How are consistent read and write operations handled?

An introduction to how Cassandra extends eventual consistency with tunable consistency to vary the consistency of data read and written.

Consistency refers to how up-to-date and synchronized a row of Cassandra data is on all of its replicas. Using repair operations, Cassandra data will eventually be consistent in all replicas. Repairs work to decrease the variability in replica data, but at a given time, stale data can be present. Cassandra is a AP system according to the CAP theorem, providing high availability and partition tolerance. Cassandra does have flexibility in its configuration, though, and can perform more like a CP (consistent and partition tolerant) system according to the CAP theorem, depending on the application requirements. Two consistency features are tunable consistency and linearizable consistency.

Tunable consistency

To ensure that data is written and read correctly, Cassandra extends the concept of eventual consistency by offering tunable consistency. Tunable consistency allows individual read or write operations to be as strongly consistent as required by the client application. The consistency level of each read or write operation can be set, so that the data returned is more or less consistent, based on need. The tradeoff between operation latency and consistency level can be tuned down to the per-operation level, or set globally for a cluster or datacenter. Using tunable consistency, Cassandra can act more like a CP (consistent and partition tolerant) or AP (highly available and partition tolerant) system according to the CAP theorem, depending on the application requirements.

The consistency level determines only the number of replicas that need to acknowledge the read or write operation success to the client application. For read operations, the read consistency level specifies how many replicas must respond to a read request before returning data to the client application. Read operations will use read repair to update stale data in the background if discovered during a read operation.

For write operations, the write consistency level specified how many replicas must respond to a write request before the write is considered successful. Even at low consistency levels, Cassandra writes to all replicas of the partition key, including replicas in other datacenters. The write consistency level just specifies when the coordinator can report to the client application that the write operation is considered completed. Write operations will use hinted handoffs to ensure the writes are completed when replicas are down or otherwise not responsive to the write request.

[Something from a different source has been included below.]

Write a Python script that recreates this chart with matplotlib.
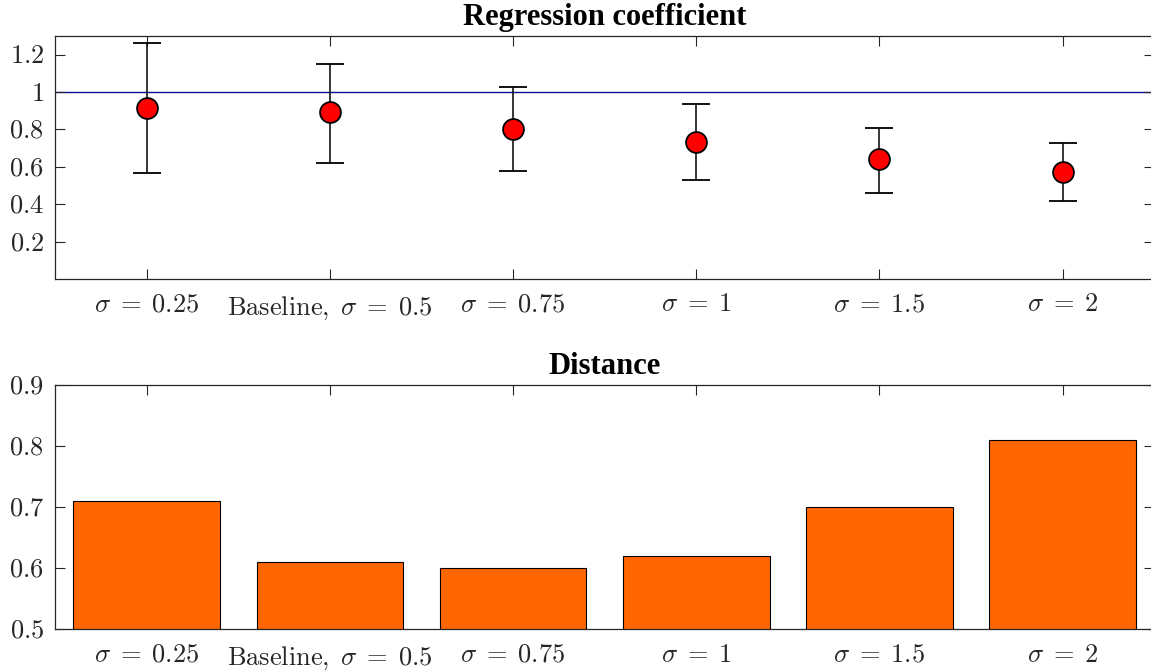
import matplotlib
matplotlib.use("Agg")
from matplotlib import pyplot as plt

# data
labels = [r"$\sigma\;=\;0.25$", r"$\mathrm{Baseline,}\;\sigma\;=\;0.5$", r"$\sigma\;=\;0.75$",
          r"$\sigma\;=\;1$", r"$\sigma\;=\;1.5$", r"$\sigma\;=\;2$"]
coef = [0.915, 0.895, 0.805, 0.735, 0.643, 0.574]
coef_hi = [1.262, 1.152, 1.029, 0.938, 0.809, 0.729]
coef_lo = [0.569, 0.620, 0.580, 0.532, 0.462, 0.420]
distance = [0.71, 0.61, 0.60, 0.62, 0.70, 0.81]
coef_yticks = [0.2, 0.4, 0.6, 0.8, 1.0, 1.2]
dist_yticks = [0.5, 0.6, 0.7, 0.8, 0.9]

plt.rcParams["mathtext.fontset"] = "cm"
plt.rcParams["font.family"] = ["Liberation Serif", "DejaVu Serif"]

AX_COLOR = "#262626"
TICK_SIZE = 19


def style_axes(ax, yticks):
    x = list(range(1, len(labels) + 1))
    ax.set_xlim(0.5, len(labels) + 0.5)
    ax.set_xticks(x)
    ax.set_xticklabels(labels, fontsize=TICK_SIZE)
    ax.set_yticks(yticks)
    ax.set_yticklabels([f"${t:g}$" for t in yticks], fontsize=TICK_SIZE)
    ax.tick_params(direction="in", top=True, right=True, length=7, width=0.8,
                   colors=AX_COLOR, labelcolor="#262626")
    ax.tick_params(axis="x", pad=11)
    ax.tick_params(axis="y", pad=8)
    for s in ax.spines.values():
        s.set_color(AX_COLOR)
        s.set_linewidth(0.9)


fig = plt.figure(figsize=(11.51, 6.72), dpi=100)
ax1 = fig.add_axes([0.0478, 0.5848, 0.955, 0.3616])
ax2 = fig.add_axes([0.0478, 0.0635, 0.955, 0.3631])

x = list(range(1, len(labels) + 1))
yerr = [[c - lo for c, lo in zip(coef, coef_lo)], [hi - c for c, hi in zip(coef, coef_hi)]]
ax1.axhline(1.0, color="#0c0c96", linewidth=1.0, zorder=1)
ax1.errorbar(x, coef, yerr=yerr, fmt="o", color="black", ecolor="black",
             elinewidth=1.1, capsize=10, capthick=1.1, markersize=15,
             markerfacecolor="#ff0000", markeredgecolor="black", markeredgewidth=1.3,
             zorder=3)
ax1.set_ylim(0, 1.3)
style_axes(ax1, coef_yticks)
ax1.set_title("Regression coefficient", fontsize=22, fontweight="bold", pad=8)

ax2.bar(x, distance, width=0.8, color="#ff6600", edgecolor="black", linewidth=0.8, zorder=2)
ax2.set_ylim(0.5, 0.9)
style_axes(ax2, dist_yticks)
ax2.set_title("Distance", fontsize=22, fontweight="bold", pad=8)

fig.savefig("out.png", dpi=100)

Typically, a client specifies a consistency level that is less than the replication factor specified by the keyspace. Another common practice is to write at a consistency level of QUORUM and read at a consistency level of QUORUM. The choices made depend on the client application's needs, and Cassandra provides maximum flexibility for application design.

Linearizable consistency

In ACID terms, linearizable consistency (or serial consistency) is a serial (immediate) isolation level for lightweight transactions. Cassandra does not use locking or transactional dependencies when concurrently updating multiple rows or tables. However, sometimes operations must be performed in sequence and not interrupted by other operations. For example, a typical use case is the creation of user accounts, where a duplication or overwrite will have serious consequences. Linearizable consistency is not required for all aspects of the user's account, but the unique identifier like the userID or email address that claims the account is treated differently. Such a serial operation is implemented in Cassandra with the Paxos consensus protocol, which uses a quorum-based algorithm. Lightweight transactions can be implemented without the need for a master database or two-phase commit process.

Lightweight transaction write operations use the serial consistency level for Paxos consensus and the regular consistency level for the write to the table. For more information, see Lightweight Transactions.

Calculating consistency

Reliability of read and write operations depends on the consistency used to verify the operation. Strong consistency can be guaranteed when the following condition is true:
R + W > N
where
  • R is the consistency level of read operations
  • W is the consistency level of write operations
  • N is the number of replicas
If the replication factor is 3, then the consistency level of the reads and writes combined must be at least 4. For example, read operations using 2 out of 3 replicas to verify the value, and write operations using 2 out of 3 replicas to verify the value will result in strong consistency. If fast write operations are required, but strong consistency is still desired, the write consistency level is lowered to 1, but now read operations have to verify a matched value on all 3 replicas. Writes will be fast, but reads will be slower.
Eventual consistency occurs if the following condition is true:
R + W =< N
where
  • R is the consistency level of read operations
  • W is the consistency level of write operations
  • N is the number of replicas
If the replication factor is 3, then the consistency level of the reads and writes combined are 3 or less. For example, read operations using QUORUM (2 out of 3 replicas) to verify the value, and write operations using ONE (1 out of 3 replicas) to do fast writes will result in eventual consistency. All replicas will receive the data, but read operations are more vulnerable to selecting data before all replicas write the data.

Additional consistency examples:

  • You do a write at ONE, the replica crashes one second later. The other messages are not delivered. The data is lost.
  • You do a write at ONE, and the operation times out. Future reads can return the old or the new value. You will not know the data is incorrect.
  • You do a write at ONE, and one of the other replicas is down. The node comes back online. The application will get old data from that node until the node gets the correct data or a read repair occurs.
  • You do a write at QUORUM, and then a read at QUORUM. One of the replicas dies. You will always get the correct data.